George Smith was well known in the early days of Mackay, being the mayor for some years (to be followed in this office by his son, Cecil). An auctioneer, he was Queensland agent for Lloyds of London and local agent for Howard Smith, the Orient Line, McIlwraith, McEachran, and an owner of Marian Mill which was built in partnership with this latter firm.
Sir Malcolm McEachran was a close personal friend. Other interests were in timber and island trading.
A bold venture which turned out disastrously was a voyage to Western Australia in a sailing ship called the "Isabella" owned by George Smith.
The trip was sponsored by the offer of a land grant by Mr. Forrest (afterwards Lord Forrest) Premier of W.A. as a sugar growing proposition.
The party, consisting of Queensland cane planters, headed by George Smith, landed safely in Cambridge Gulf, but the region was considered unsuitable for cane growing. The "Isabella" was wrecked on the return voyage to Mackay and became a complete loss.
A large transaction for those days, in the sale of Habana Mill, was conducted by George Smith.
A new house known as "The Folly" was built, and it was here that Madam Melba, a close friend of the family was a frequent visitor. This house was opposite what was known as George Smith's Wharf, in those days the first wharf on coming up the river.
The Daily Mercury, 23 February 1960, (obituary on the death of Harry Lee Smith - son of George Smith).
Daily Mercury. (1912). The Jubilee of Mackay, 1862-1912 Fifty Years,
Mackay QLD: The Daily Mercury.
Mackay Branch Genealogical Society of Qld. Mackay Cemetery Burial Register.
Mackay Branch Genealogical Society of Qld. Mackay Cemetery Monumental Inscriptions,
Queensland Births Deaths and Marriages, Deaths 1890-1894, Microfische Sheet No. 004, Page No. 1041, Registration No. 90 / 002835
Queensland Pioneers Index, 1829-1889
Queensland Federation Index 1890-1914.
Death of Mr. George Smith
Death has removed from our midst one of the best known and one of the oldest residents in Mackay.
Mr George Smith was a Northerner pure and simple, and his name will be remembered for many a day as one of the pioneer business men of this part of the colony.
He was born in Liverpool. of which town his father was Mayor, in 1840, and came to this colony in 1863.
He entered a merchant's office in Maryborough and soon after started business in Bowen. By reference to our old files we find that he opened in Mackay as an auctioneer and general commission agent in October 1869, from which time he has been closely identified with the growth politically and industrially of the town and district. Almost from the time he started here he has been connected with the shipping interests, having successively controlled the agencies of the B.I.S.N. co., the A.U.S.N. co., and latterly of Wm. Howard Smith and Sons.

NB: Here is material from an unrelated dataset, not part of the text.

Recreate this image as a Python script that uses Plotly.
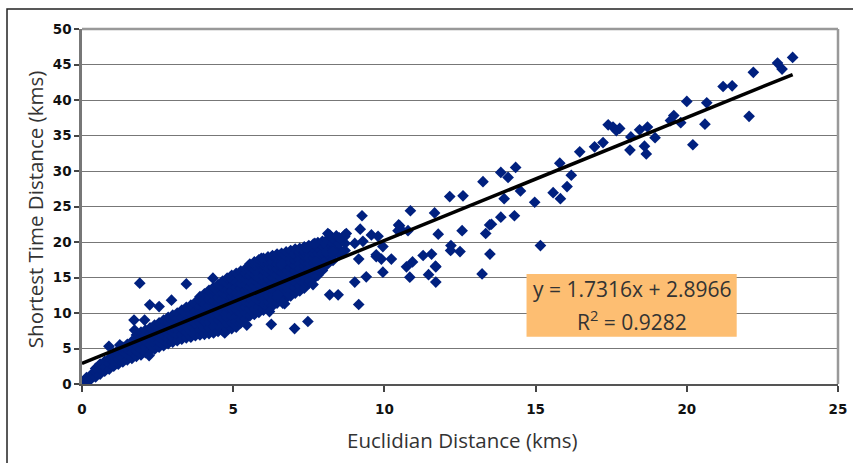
import plotly.graph_objects as go

# ---------------- data ----------------
# dense band: x positions and the y values stacked at each x
band_x = [0.15, 0.3, 0.45, 0.6, 0.75, 0.9, 1.05, 1.2, 1.35, 1.5, 1.65, 1.8, 1.95,
          2.1, 2.25, 2.4, 2.55, 2.7, 2.85, 3.0, 3.15, 3.3, 3.45, 3.6, 3.75, 3.9,
          4.05, 4.2, 4.35, 4.5, 4.65, 4.8, 4.95, 5.1, 5.25, 5.4, 5.55, 5.7, 5.85,
          6.0, 6.15, 6.3, 6.45, 6.6, 6.75, 6.9, 7.05, 7.2, 7.35, 7.5, 7.65, 7.8,
          7.95, 8.1, 8.3, 8.5, 8.7]
band_y = [
    [0.3, 0.9], [0.7, 1.3], [1.0, 1.7, 2.2], [1.4, 2.1, 2.8], [1.8, 2.5, 3.2],
    [2.1, 2.9, 3.6], [2.5, 3.2, 3.9, 4.4], [2.8, 3.5, 4.2, 4.8], [3.1, 3.8, 4.6, 5.2],
    [3.4, 4.1, 4.9, 5.6], [3.6, 4.4, 5.2, 6.0], [3.9, 4.7, 5.5, 6.3, 6.9],
    [4.1, 4.9, 5.8, 6.6, 7.3], [4.4, 5.2, 6.0, 6.9, 7.6], [4.7, 5.5, 6.3, 7.2, 7.9],
    [4.9, 5.6, 6.3, 7.0, 7.7, 8.3],
    [5.2, 5.9, 6.6, 7.3, 8.0, 8.6],
    [5.4, 6.1, 6.8, 7.5, 8.2, 9.0],
    [5.7, 6.4, 7.1, 7.8, 8.6, 9.4],
    [5.9, 6.6, 7.3, 8.0, 8.8, 9.7],
    [6.1, 6.9, 7.7, 8.5, 9.3, 10.0],
    [6.3, 7.0, 7.8, 8.6, 9.4, 10.4],
    [6.5, 7.3, 8.1, 8.9, 9.8, 10.8],
    [6.6, 7.4, 8.2, 9.0, 9.9, 10.7, 11.1],
    [6.8, 7.6, 8.5, 9.4, 10.3, 11.2, 11.5],
    [6.9, 7.7, 8.5, 9.3, 10.1, 10.9, 11.7, 12.3],
    [7.0, 7.9, 8.8, 9.7, 10.5, 11.3, 12.1, 12.7],
    [7.1, 7.9, 8.7, 9.5, 10.3, 11.1, 11.9, 12.6, 13.2],
    [7.2, 8.1, 9.0, 9.9, 10.8, 11.7, 12.5, 13.2, 13.6],
    [7.4, 8.2, 9.0, 9.8, 10.6, 11.4, 12.2, 13.0, 13.7, 14.0],
    [7.5, 8.4, 9.3, 10.2, 11.1, 12.0, 12.8, 13.6, 14.5],
    [7.7, 8.5, 9.3, 10.1, 10.9, 11.7, 12.5, 13.3, 14.1, 14.9],
    [7.8, 8.7, 9.6, 10.5, 11.4, 12.3, 13.1, 13.9, 14.7, 15.3],
    [8.0, 8.8, 9.6, 10.4, 11.2, 12.0, 12.8, 13.6, 14.4, 15.1, 15.6],
    [8.6, 9.1, 10.0, 10.9, 11.8, 12.6, 13.4, 14.2, 15.0, 15.9],
    [9.2, 10.0, 10.8, 11.6, 12.4, 13.2, 14.0, 14.8, 15.6, 16.2],
    [9.6, 10.5, 11.3, 12.1, 12.9, 13.7, 14.5, 15.3, 16.0, 16.5, 16.9],
    [9.8, 10.6, 11.4, 12.2, 13.0, 13.8, 14.6, 15.4, 16.1, 16.8, 17.2],
    [10.1, 10.9, 11.7, 12.5, 13.3, 14.1, 14.9, 15.7, 16.4, 17.0, 17.5],
    [10.4, 11.2, 12.0, 12.8, 13.6, 14.4, 15.2, 16.0, 16.7, 17.2, 17.7],
    [10.8, 11.6, 12.4, 13.2, 14.0, 14.8, 15.6, 16.3, 17.0, 17.4, 17.9],
    [11.0, 11.8, 12.6, 13.4, 14.2, 15.0, 15.8, 16.5, 17.2, 17.6, 18.1],
    [11.4, 12.2, 13.0, 13.8, 14.6, 15.4, 16.2, 16.9, 17.5, 17.8, 18.3],
    [11.7, 12.5, 13.3, 14.1, 14.9, 15.7, 16.5, 17.2, 17.9, 18.4],
    [12.1, 12.9, 13.7, 14.5, 15.3, 16.1, 16.9, 17.5, 18.0, 18.6],
    [12.4, 13.2, 14.0, 14.8, 15.6, 16.4, 17.1, 17.7, 18.2, 18.8],
    [12.8, 13.6, 14.4, 15.2, 16.0, 16.7, 17.4, 18.0, 18.4, 19.0],
    [13.1, 13.9, 14.7, 15.5, 16.3, 17.0, 17.7, 18.3, 18.6, 19.1],
    [13.5, 14.3, 15.1, 15.9, 16.6, 17.3, 18.0, 18.5, 18.8, 19.3],
    [14.2, 14.9, 15.5, 16.3, 17.0, 17.7, 18.4, 19.0, 19.5],
    [14.8, 15.4, 16.2, 17.0, 17.7, 18.4, 19.1, 19.7],
    [15.3, 16.1, 16.9, 17.7, 18.4, 19.2, 19.9],
    [16.0, 16.8, 17.6, 18.4, 19.4, 20.1],
    [16.8, 17.6, 18.4, 19.3, 20.3],
    [17.4, 18.2, 19.0, 19.8, 20.5],
    [18.2, 19.0, 19.8, 20.6],
    [18.8, 19.8],
]

# scattered points
spread_x = [0.0, 0.89, 1.25, 1.72, 2.07, 1.74, 2.22, 1.91, 2.24, 2.55, 2.96, 3.45, 4.33,
            4.72, 5.93, 6.59, 7.75, 7.53, 7.64, 6.48, 6.2, 6.26, 6.7, 7.03, 7.47,
            5.45, 6.64,
            7.42, 7.7, 8.08, 8.3, 8.13, 8.41, 8.74, 8.19, 8.69, 8.3, 8.19, 8.47, 9.02, 9.15,
            9.26, 9.2, 8.69, 8.52, 9.02, 9.29, 9.57, 9.79, 9.95, 9.73, 9.9, 10.23, 9.15,
            9.95, 9.4, 9.73, 10.5, 10.78, 10.45, 10.47, 10.56,
            10.86, 11.66, 12.16, 12.6, 12.57, 11.78, 12.2, 12.19, 12.5, 11.69, 11.56, 11.28,
            11.46, 10.84, 10.73, 10.93, 11.7, 11.7,
            13.26, 13.85, 14.09, 14.34, 14.5, 13.96, 14.3, 13.85, 13.48, 13.54, 13.35, 13.49,
            13.23, 14.97, 15.16,
            15.58, 15.82, 16.04, 16.18, 15.8, 16.46, 16.95, 17.23, 17.4, 17.56, 17.78, 17.67,
            18.15, 18.12, 18.44, 18.7, 18.6, 18.66, 18.95, 19.46, 19.57, 19.8, 20.0, 20.2,
            20.66, 20.6, 21.2, 21.5, 22.06, 22.2, 23.0, 23.15, 23.5]
spread_y = [0.0, 5.3, 5.5, 9.0, 9.0, 7.6, 4.0, 14.2, 11.15, 10.9, 11.8, 14.1, 14.9,
            7.2, 17.7, 16.8, 17.25, 14.4, 14.0, 12.6, 10.2, 8.4, 11.3, 7.8, 8.8,
            8.3, 11.4,
            19.1, 19.8, 18.65, 18.9, 21.2, 20.86, 21.2, 21.0, 20.76, 18.65, 12.56, 12.56, 14.35, 11.2,
            23.7, 21.8, 21.0, 20.5, 19.8, 20.1, 21.0, 20.8, 19.35, 18.2, 17.6, 17.6, 17.6,
            15.75, 15.1, 17.95, 22.3, 21.6, 21.6, 22.4, 21.7,
            24.4, 24.1, 26.4, 26.5, 21.6, 21.1, 19.5, 18.8, 18.65, 16.6, 18.3, 18.1,
            15.4, 15.05, 16.5, 17.2, 14.35, 16.5,
            28.5, 29.8, 29.1, 30.5, 27.2, 26.1, 23.7, 23.5, 22.4, 22.5, 21.2, 18.3,
            15.5, 25.6, 19.5,
            26.95, 26.1, 27.8, 29.4, 31.1, 32.7, 33.4, 34.0, 36.5, 36.2, 36.0, 35.7,
            34.8, 32.95, 35.8, 36.2, 33.5, 32.4, 34.7, 37.1, 37.8, 36.8, 39.8, 33.7,
            39.6, 36.6, 41.9, 42.0, 37.7, 43.9, 45.2, 44.35, 46.0]

# fitted trend line shown in the chart
slope = 1.7316
intercept = 2.8966
fit_x = [0.0, 23.5]
eq_text = "y = 1.7316x + 2.8966"
r2_text = "R<sup>2</sup> = 0.9282"

x_ticks = [0, 5, 10, 15, 20, 25]
y_ticks = [0, 5, 10, 15, 20, 25, 30, 35, 40, 45, 50]

# ---------------- build ----------------
pts_x, pts_y = [], []
for xv, ys in zip(band_x, band_y):
    for yv in ys:
        pts_x.append(xv)
        pts_y.append(yv)
pts_x += spread_x
pts_y += spread_y

fit_y = [slope * v + intercept for v in fit_x]

NAVY = "#00207f"
fig = go.Figure()
fig.add_trace(go.Scatter(
    x=pts_x, y=pts_y, mode="markers",
    marker=dict(symbol="diamond", size=9, color=NAVY, line=dict(width=0)),
    hoverinfo="skip", showlegend=False))
fig.add_trace(go.Scatter(
    x=fit_x, y=fit_y, mode="lines",
    line=dict(color="black", width=3.5), hoverinfo="skip", showlegend=False))

tickfont = dict(family="DejaVu Sans", size=13.5, color="#111", weight="bold")
fig.update_layout(
    width=853, height=463,
    margin=dict(l=82, r=15, t=29, b=79, autoexpand=False),
    paper_bgcolor="white", plot_bgcolor="white",
    xaxis=dict(range=[0, 25], tickvals=x_ticks, ticktext=[str(v) for v in x_ticks],
               showgrid=False, zeroline=False, automargin=False,
               showline=True, linecolor="#555", linewidth=2,
               ticks="outside", ticklen=6, tickwidth=1.5, tickcolor="#444",
               ticklabelstandoff=6, tickfont=tickfont),
    yaxis=dict(range=[0, 50], tickvals=y_ticks, ticktext=[str(v) for v in y_ticks],
               showgrid=True, gridcolor="#777", automargin=False,
               gridwidth=1, zeroline=False,
               showline=True, linecolor="#777", linewidth=2.5,
               ticks="outside", ticklen=5, tickwidth=1.5, tickcolor="#444",
               tickfont=tickfont),
    font=dict(family="Open Sans", color="#333"),
)

# plot-area top/right border
fig.add_shape(type="line", xref="paper", yref="paper", x0=0, x1=1, y0=1, y1=1,
              line=dict(color="#999", width=2.5))
fig.add_shape(type="line", xref="paper", yref="paper", x0=1, x1=1, y0=0, y1=1,
              line=dict(color="#999", width=2.5))
# outer chart frame
fig.add_shape(type="rect", xref="paper", yref="paper",
              x0=-0.0992, x1=1.04, y0=-0.25, y1=1.056,
              line=dict(color="#222", width=1.5))

# equation box
fig.add_shape(type="rect", xref="x", yref="y", x0=14.7, x1=21.65, y0=6.65, y1=15.5,
              fillcolor="#fdbe72", line=dict(width=0), layer="above")
fig.add_annotation(x=18.18, y=13.35, xref="x", yref="y", text=eq_text, showarrow=False,
                   xanchor="center", yanchor="middle",
                   font=dict(family="Open Sans", size=21, color="#333"))
fig.add_annotation(x=18.18, y=9.0, xref="x", yref="y", text=r2_text, showarrow=False,
                   xanchor="center", yanchor="middle",
                   font=dict(family="Open Sans", size=21, color="#333"))

# axis titles
fig.add_annotation(x=0.503, y=-0.158, xref="paper", yref="paper",
                   xanchor="center", yanchor="middle",
                   text="Euclidian Distance (kms)", showarrow=False,
                   font=dict(family="Open Sans", size=20.5, color="#333"))
fig.add_annotation(x=-0.062, y=0.49, xref="paper", yref="paper", textangle=-90,
                   xanchor="center", yanchor="middle",
                   text="Shortest Time Distance (kms)", showarrow=False,
                   font=dict(family="Open Sans", size=20.5, color="#333"))

fig.write_html("out.html", config={"displayModeBar": False},
               post_script="document.body.style.margin='0';document.body.style.padding='0';")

He assisted to found the School of Arts and has ever been an active participator in the government of our local institutions. He has several times held the position of mayor, and at his death was a member of the committees of the School of Arts and Hospital, of the Chamber of Commerce, and of lesser local bodies. In all public movements he was a leader, and it was to his energy and enterprise that the establishment of the Victoria and Marian mills, as central mills, was due.
Mr Smith had been ill for some weeks, but was considered a few days ago to be on the high road to recovery. He was, however, very weak and we understand, congestion of the lungs made itself apparent. Shortly before 3.30 p.m. yesterday he was found to be rapidly sinking, and before medical assistance could be called in he breathed his last. Dr. G. T. Lloyd attended him during his illness, and had visited him constantly during the last few days. Every member of the community will join us in expressing sincere sorrow at his death and heart-felt sympathy for those who are left to mourn his decease.
The Mackay Mercury, Thursday, September 18, 1890.